• REQUIREMENTS:
Please, without the pictures, retype exactly the lines from the start of the material through the line that holds "of [year, objects].".

• DATA EXTRACT:
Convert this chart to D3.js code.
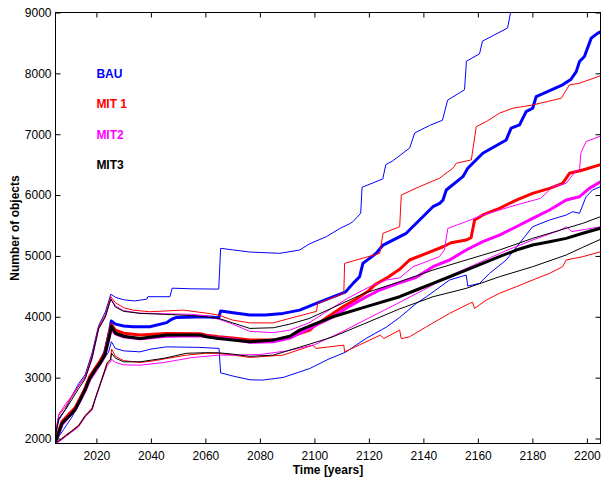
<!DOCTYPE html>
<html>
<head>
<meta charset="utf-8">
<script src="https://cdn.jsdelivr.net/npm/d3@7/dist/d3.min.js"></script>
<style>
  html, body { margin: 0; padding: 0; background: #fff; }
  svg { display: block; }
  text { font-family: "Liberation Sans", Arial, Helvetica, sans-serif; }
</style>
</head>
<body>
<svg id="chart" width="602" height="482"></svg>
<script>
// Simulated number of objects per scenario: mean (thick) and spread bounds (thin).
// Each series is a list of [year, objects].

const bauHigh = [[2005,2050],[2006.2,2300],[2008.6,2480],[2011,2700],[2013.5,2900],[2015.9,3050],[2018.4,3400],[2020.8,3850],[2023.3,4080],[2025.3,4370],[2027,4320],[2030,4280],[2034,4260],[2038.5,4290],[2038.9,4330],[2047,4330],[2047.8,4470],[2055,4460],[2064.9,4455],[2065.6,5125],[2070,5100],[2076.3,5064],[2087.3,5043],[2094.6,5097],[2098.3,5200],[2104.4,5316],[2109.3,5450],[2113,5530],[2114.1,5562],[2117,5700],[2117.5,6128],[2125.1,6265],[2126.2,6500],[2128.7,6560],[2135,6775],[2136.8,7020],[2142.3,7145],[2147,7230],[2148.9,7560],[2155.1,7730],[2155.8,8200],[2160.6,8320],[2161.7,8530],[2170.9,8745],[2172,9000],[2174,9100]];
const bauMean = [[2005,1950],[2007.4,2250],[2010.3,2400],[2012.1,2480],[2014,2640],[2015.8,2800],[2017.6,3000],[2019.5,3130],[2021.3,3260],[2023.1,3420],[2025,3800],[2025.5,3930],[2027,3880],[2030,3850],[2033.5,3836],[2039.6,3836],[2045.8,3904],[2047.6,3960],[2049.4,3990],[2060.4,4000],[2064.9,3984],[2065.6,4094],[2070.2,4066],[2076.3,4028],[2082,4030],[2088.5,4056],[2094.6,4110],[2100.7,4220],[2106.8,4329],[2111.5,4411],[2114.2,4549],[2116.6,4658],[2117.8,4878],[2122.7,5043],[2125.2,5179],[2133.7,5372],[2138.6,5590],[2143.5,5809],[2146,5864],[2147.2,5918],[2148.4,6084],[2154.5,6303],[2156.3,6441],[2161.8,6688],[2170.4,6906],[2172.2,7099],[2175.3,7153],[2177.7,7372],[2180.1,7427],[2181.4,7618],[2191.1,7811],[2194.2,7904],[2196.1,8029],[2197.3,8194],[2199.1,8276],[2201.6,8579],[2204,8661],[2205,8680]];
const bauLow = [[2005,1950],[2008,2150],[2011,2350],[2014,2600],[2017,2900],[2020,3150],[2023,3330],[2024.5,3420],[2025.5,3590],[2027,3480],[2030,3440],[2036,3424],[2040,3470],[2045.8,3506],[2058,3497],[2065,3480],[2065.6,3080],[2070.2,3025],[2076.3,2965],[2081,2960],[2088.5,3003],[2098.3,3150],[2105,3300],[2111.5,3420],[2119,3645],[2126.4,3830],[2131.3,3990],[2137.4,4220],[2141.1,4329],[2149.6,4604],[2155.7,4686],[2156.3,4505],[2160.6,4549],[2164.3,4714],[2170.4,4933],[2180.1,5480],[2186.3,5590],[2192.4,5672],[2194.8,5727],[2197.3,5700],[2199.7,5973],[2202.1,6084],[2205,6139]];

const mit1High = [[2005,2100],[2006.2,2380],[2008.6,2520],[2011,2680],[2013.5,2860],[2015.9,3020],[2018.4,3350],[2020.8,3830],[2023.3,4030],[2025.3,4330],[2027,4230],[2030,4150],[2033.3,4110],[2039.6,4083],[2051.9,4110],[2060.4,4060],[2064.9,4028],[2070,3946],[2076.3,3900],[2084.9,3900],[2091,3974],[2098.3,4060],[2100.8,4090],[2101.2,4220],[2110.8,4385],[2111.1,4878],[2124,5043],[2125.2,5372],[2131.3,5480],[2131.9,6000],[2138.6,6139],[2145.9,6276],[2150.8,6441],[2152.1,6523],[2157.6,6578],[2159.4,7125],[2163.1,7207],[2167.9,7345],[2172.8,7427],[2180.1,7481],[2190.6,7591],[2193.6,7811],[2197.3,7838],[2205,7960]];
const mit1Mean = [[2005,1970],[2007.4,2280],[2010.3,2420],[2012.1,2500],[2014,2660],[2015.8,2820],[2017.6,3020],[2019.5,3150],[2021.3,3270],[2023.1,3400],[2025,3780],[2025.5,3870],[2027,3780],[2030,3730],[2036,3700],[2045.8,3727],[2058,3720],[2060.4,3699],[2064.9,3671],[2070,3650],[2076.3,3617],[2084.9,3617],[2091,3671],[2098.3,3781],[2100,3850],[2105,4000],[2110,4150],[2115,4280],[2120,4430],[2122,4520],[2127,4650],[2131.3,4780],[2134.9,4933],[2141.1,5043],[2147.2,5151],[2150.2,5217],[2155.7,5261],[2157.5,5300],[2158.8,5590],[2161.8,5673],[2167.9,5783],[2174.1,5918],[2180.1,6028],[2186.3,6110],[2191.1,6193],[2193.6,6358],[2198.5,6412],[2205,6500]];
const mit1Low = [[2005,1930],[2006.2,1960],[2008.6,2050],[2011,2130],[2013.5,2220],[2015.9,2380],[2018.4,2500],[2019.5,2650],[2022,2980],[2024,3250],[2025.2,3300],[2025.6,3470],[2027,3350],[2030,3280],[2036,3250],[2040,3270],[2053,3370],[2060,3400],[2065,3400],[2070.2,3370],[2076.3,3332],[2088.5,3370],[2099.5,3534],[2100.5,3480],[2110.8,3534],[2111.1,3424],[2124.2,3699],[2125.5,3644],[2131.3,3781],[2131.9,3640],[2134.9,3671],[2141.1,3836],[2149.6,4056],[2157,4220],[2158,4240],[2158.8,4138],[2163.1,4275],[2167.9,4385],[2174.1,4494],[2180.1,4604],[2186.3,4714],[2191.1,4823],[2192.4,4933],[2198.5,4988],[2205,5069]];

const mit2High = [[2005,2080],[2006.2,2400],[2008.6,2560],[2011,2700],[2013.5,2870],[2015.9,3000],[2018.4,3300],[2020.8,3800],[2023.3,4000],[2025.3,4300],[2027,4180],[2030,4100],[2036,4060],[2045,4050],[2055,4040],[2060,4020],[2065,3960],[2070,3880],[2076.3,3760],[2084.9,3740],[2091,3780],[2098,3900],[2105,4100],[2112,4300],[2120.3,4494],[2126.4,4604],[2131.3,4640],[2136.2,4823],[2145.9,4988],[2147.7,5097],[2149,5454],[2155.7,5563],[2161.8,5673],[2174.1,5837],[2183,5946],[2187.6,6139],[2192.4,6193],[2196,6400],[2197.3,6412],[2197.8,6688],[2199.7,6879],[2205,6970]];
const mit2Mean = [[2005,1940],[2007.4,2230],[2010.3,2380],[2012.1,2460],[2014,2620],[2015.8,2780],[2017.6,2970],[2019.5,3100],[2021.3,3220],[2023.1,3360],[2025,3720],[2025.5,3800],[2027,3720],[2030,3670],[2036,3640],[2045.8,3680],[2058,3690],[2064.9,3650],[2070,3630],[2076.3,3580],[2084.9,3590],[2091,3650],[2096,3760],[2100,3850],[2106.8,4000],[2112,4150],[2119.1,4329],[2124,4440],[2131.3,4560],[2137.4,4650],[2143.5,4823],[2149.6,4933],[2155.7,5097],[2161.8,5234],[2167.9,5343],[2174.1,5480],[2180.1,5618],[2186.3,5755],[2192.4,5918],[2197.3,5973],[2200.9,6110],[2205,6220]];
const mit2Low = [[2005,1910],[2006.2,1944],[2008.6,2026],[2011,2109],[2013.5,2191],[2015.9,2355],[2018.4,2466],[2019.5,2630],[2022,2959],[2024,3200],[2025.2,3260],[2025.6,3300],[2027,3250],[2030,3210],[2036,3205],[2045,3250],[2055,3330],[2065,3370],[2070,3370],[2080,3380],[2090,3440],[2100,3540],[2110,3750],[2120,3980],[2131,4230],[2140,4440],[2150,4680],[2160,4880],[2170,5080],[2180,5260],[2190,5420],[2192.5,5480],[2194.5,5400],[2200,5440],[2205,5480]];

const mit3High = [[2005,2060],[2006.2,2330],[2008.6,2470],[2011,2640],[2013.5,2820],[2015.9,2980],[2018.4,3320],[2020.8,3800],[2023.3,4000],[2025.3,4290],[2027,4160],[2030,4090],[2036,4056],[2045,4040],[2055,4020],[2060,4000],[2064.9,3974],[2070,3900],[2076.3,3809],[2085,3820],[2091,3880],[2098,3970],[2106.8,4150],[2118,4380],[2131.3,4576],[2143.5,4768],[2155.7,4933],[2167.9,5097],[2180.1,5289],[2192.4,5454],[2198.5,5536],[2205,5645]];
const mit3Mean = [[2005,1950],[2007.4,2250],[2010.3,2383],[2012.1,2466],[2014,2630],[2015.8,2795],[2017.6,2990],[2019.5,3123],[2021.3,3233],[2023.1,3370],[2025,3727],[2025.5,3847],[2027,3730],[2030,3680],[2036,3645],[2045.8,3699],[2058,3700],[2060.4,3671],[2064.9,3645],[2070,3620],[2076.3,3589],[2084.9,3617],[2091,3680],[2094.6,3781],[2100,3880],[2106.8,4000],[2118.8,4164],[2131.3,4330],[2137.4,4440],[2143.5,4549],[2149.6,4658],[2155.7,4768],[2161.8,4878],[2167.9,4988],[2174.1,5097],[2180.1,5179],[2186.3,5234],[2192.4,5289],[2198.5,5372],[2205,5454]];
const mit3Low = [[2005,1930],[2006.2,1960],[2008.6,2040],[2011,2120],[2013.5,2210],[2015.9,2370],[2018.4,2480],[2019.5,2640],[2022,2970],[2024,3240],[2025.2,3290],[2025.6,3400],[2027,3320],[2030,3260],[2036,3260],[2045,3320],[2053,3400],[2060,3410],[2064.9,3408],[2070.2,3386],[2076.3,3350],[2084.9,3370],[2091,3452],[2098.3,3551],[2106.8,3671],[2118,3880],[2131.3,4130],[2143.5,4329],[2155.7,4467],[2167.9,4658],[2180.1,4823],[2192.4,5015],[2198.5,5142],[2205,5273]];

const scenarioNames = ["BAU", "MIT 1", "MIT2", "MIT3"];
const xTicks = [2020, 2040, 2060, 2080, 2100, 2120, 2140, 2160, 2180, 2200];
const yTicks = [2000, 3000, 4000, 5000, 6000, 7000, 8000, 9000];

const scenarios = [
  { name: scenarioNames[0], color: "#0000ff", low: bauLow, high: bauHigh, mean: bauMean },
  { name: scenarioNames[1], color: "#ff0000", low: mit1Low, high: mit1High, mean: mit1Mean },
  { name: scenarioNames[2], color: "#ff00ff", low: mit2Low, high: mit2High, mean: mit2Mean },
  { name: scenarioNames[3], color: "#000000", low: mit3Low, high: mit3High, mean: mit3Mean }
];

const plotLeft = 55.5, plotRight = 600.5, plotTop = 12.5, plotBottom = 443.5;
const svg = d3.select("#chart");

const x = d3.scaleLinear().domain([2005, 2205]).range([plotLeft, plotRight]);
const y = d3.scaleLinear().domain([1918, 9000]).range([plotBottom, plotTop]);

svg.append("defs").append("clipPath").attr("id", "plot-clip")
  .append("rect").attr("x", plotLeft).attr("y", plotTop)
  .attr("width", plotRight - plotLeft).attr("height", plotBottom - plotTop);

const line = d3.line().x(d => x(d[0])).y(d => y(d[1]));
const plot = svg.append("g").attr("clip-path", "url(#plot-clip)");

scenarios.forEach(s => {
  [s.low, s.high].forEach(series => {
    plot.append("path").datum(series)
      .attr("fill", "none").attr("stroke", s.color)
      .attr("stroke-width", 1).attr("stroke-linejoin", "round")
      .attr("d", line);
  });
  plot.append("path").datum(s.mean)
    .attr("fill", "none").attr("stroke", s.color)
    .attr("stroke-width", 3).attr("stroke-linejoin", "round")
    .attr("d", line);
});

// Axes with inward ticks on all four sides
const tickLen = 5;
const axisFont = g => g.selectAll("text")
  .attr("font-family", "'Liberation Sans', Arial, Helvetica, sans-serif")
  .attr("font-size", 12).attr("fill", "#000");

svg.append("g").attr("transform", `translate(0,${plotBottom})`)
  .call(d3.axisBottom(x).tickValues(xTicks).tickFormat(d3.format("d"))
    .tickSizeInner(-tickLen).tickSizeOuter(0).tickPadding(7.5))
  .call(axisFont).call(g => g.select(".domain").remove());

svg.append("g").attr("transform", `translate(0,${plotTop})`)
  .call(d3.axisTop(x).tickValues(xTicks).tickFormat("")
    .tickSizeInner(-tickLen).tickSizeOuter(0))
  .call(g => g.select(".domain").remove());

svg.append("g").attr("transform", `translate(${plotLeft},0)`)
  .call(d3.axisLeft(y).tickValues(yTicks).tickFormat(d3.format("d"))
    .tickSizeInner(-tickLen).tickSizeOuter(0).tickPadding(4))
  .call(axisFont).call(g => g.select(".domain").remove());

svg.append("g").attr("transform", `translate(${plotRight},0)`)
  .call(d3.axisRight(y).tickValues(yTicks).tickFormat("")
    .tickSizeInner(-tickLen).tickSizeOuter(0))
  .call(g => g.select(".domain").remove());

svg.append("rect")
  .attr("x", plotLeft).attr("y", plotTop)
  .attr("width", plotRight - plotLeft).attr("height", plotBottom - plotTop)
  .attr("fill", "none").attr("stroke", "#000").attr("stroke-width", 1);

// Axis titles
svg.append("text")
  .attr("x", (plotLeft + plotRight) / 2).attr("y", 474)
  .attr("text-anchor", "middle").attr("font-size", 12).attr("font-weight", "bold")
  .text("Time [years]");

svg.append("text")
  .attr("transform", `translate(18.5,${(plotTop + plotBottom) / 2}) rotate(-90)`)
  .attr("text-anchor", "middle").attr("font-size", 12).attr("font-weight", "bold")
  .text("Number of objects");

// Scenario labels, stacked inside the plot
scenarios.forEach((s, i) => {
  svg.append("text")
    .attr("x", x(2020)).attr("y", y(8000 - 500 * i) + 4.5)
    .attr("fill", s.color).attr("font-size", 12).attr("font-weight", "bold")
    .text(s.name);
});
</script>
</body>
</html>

• FULL SOLUTION:
Convert this chart to D3.js code.
<!DOCTYPE html>
<html>
<head>
<meta charset="utf-8">
<script src="https://cdn.jsdelivr.net/npm/d3@7/dist/d3.min.js"></script>
<style>
  html, body { margin: 0; padding: 0; background: #fff; }
  svg { display: block; }
  text { font-family: "Liberation Sans", Arial, Helvetica, sans-serif; }
</style>
</head>
<body>
<svg id="chart" width="602" height="482"></svg>
<script>
// Simulated number of objects per scenario: mean (thick) and spread bounds (thin).
// Each series is a list of [year, objects].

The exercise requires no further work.